The wording ‘Light Values’ can play tricks on people.

What I wrote before, was that between (n) real, 2D photos, 1 light-value can be sampled.

Some people might infer that I meant, always to use the brightness value. But this would actually be wrong. I am assuming that color footage is being used.

And if I wanted to compare pixel-colors, to determine best-fit geometry, I would most want to go by a single hue-value.

If the color being mapped averages to ‘yellow’ – which facial colors do – then hue would be best-defined as ‘the difference between the Red and Green channels’.

But the way this works out negatively, is in the fact that actual photographic film which was used around 1977, differentiated most poorly between between Red and Green, as did any chroma / video signal. And Peter Cushing was being filmed in 1977, so that our reconstruction of him might appear in today’s movies.

So then an alternative might be, ‘Normalize all the pixels to have the same luminance, and then pick whichever primary channel that the source was best-able to resolve into minute details, on a physical level.’

Maybe 1977 photographic projector-emulsions differentiated the Red primary channel best?

Further, given that there are 3 primary colors in most forms of graphics digitization, and that I would remove the overall luminance, it would follow that maybe 2 actual remaining color channels could be used, the variance of each computed separately, and the variances added?

In general, it is Mathematically safer to add Variances, than it would be to add Deviations, where Variance corresponds to Deviation squared, and where Variance therefore also corresponds to Energy, if Deviation corresponded to Potential. It is more generally agreed that Energy and its homologues are conserved quantities.

Dirk

 

There are situations in which Photogrammetry won’t do the job.

In place of painting a human actor with a laser-grid, there now exists an alternative, which is called “Photogrammetry”. This is a procedure, by which multiple 2D photos from different angles, of the same subject, are combined by a computer program into an optimal 3D model.

The older photogrammetry required humans in the loop, while the newer approaches do not.

With the 3D grid-lines, a trick they use is to have their cameras take two sets of photos: First with the grid off, and then with the grid on. The second is used to make the 3D model, while the first is used to create the texture-images.

One main problem with photogrammetry is instead, that the subject must have exactly the same geometry in 3D, shared between 4, 5, 6 photos etc., depending on how high we want the level of quality to be.

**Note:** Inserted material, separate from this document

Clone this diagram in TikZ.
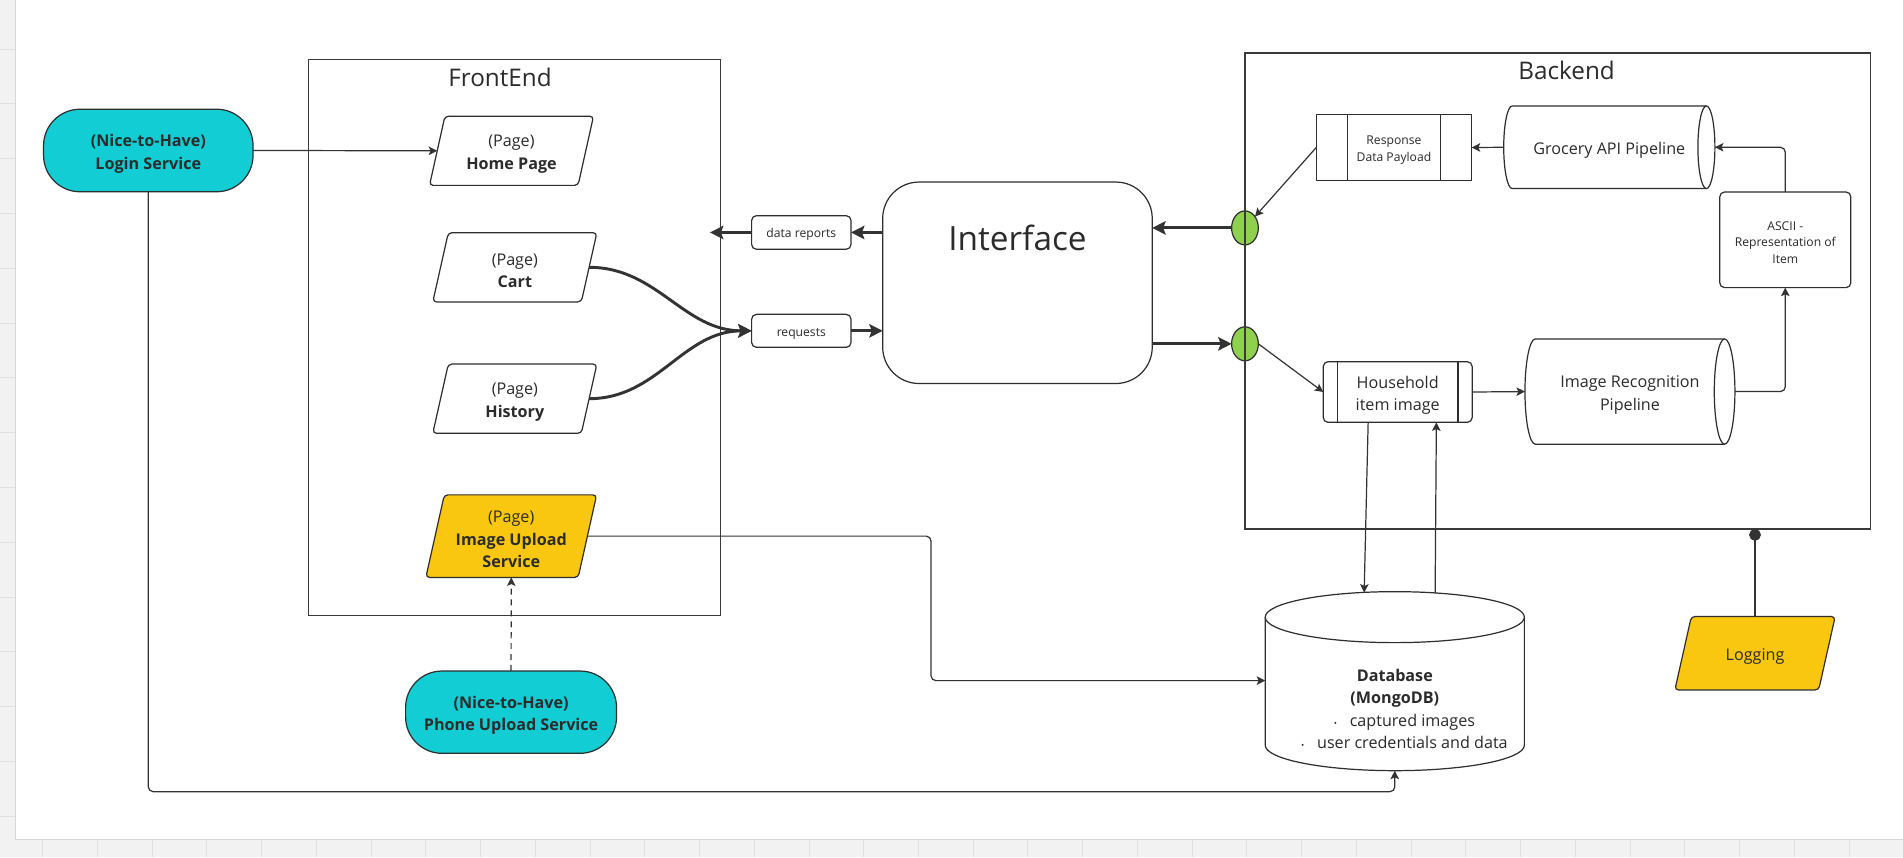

Peter Cushing, for example, would need to have been standing in a circle of cameras once, that all fired at once, in order to have been recreated in “Star Wars – Rogue One”.

Instead, the stock footage consists of many 2D views, each from one perspective, each with the subject in a different pose, each with the subject bearing a different facial expression, each with his hair done slightly differently…

That type of footage tends to be the least useful for photogrammetry.

So what they probably did, was try to create a 3D model of him ‘to the best of their human ability’. And the way human vision works, that data only needs to be wrong by one iota, for the viewer ‘not to see the same person’.

Similarly, I still don’t think that a 3D Texture, as opposed to a 2D Texture, can just be photographed. 3D, Tangent-Mapped Textures need to have normal-maps generated, which derive from depth-maps, and these depth-maps tend to be the works of human Texture Artists, who Paint – yes, Paint them.

They can sometimes also be ‘off’. The Texture Artist may exaggerate certain scars or pimples that the real Actor had, and cause the 3D model not to look real – again.